We then drove to an upscale sporting goods store called “Bill Jackson” to shoot. I wish we had ranges like this back home. It was like going to a small version of a Cabelas or Bass Pro but behind the gun section was a six-lane handgun range. We spent an hour or so punching holes in paper and I was very happy to give both guns a good workout and also to get a chance to shoot some guns I’ve not tried before. I had an immediate jamming problem with my target pistol at first but traced that to the ammo—it apparently doesn’t like the cheapie stuff.
Later that afternoon we drove downtown to the waterfront and took the Looper ride with our friends. The Looper is a tourist trolley which circles downtown and gives a half-hour narrated tour, all for a quarter.

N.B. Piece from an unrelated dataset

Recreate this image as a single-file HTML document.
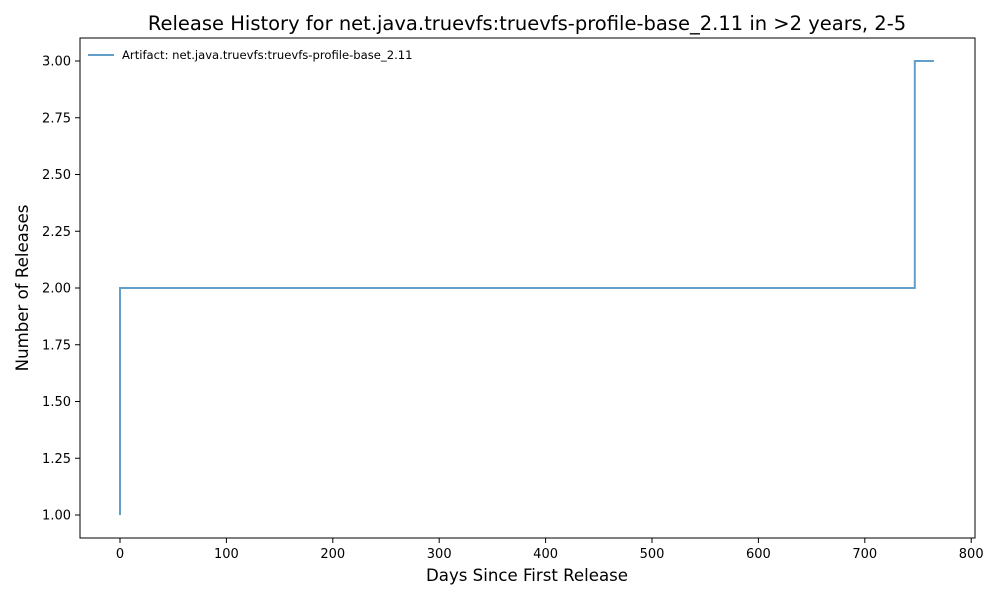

As we headed home we shopped at a local Publix in preparation for grilling tonight. We had a Portuguese beef and sausage plus home-made Sangria—yeah, baby!
After dinner we sat around working down the giant Sangria tub but finally had to give up on it and retire to our reading for the night.
--------------------------------------------------
Saturday, 17 March –
Today our friends took us to pretty little Weedon Park for breakfast. We had stopped at Starbucks and the St Pete Bagel Company along the way and had our feast at one of Weedon’s picnic pavilions.
We then drove into Tampa to the Tampa Art Museum to see an exhibit on Winslow Homer, Thomas Moran, and Frederick Church. This exhibit had a little of everything. It featured landscape painters and their role in establishing interest in tourism in the areas they painted. We had sections devoted 19th Century paintings and studies of the American West (particularly the Grand Canyon and Yosemite), the Catskills, Niagara Falls, the Adirondacks, and Maine.
After the museum we went to Ybor City for a late lunch at The Columbia, a Spanish restaurant, where we shared a couple of pitchers of Sangria while enjoying our unique meals (I had a terrific seafood paella). The town was preparing for tonight’s St Patrick’s Day parade and it seemed a little odd to be in a Cuban historic district and passing cigar bars and Latino architecture yet we were seeing the gathering throng of party-goers dressed in their bright-green St Patty’s Day togs.
Back home later that evening we had a traditional corned-beef-and-cabbage meal in celebration of the holiday.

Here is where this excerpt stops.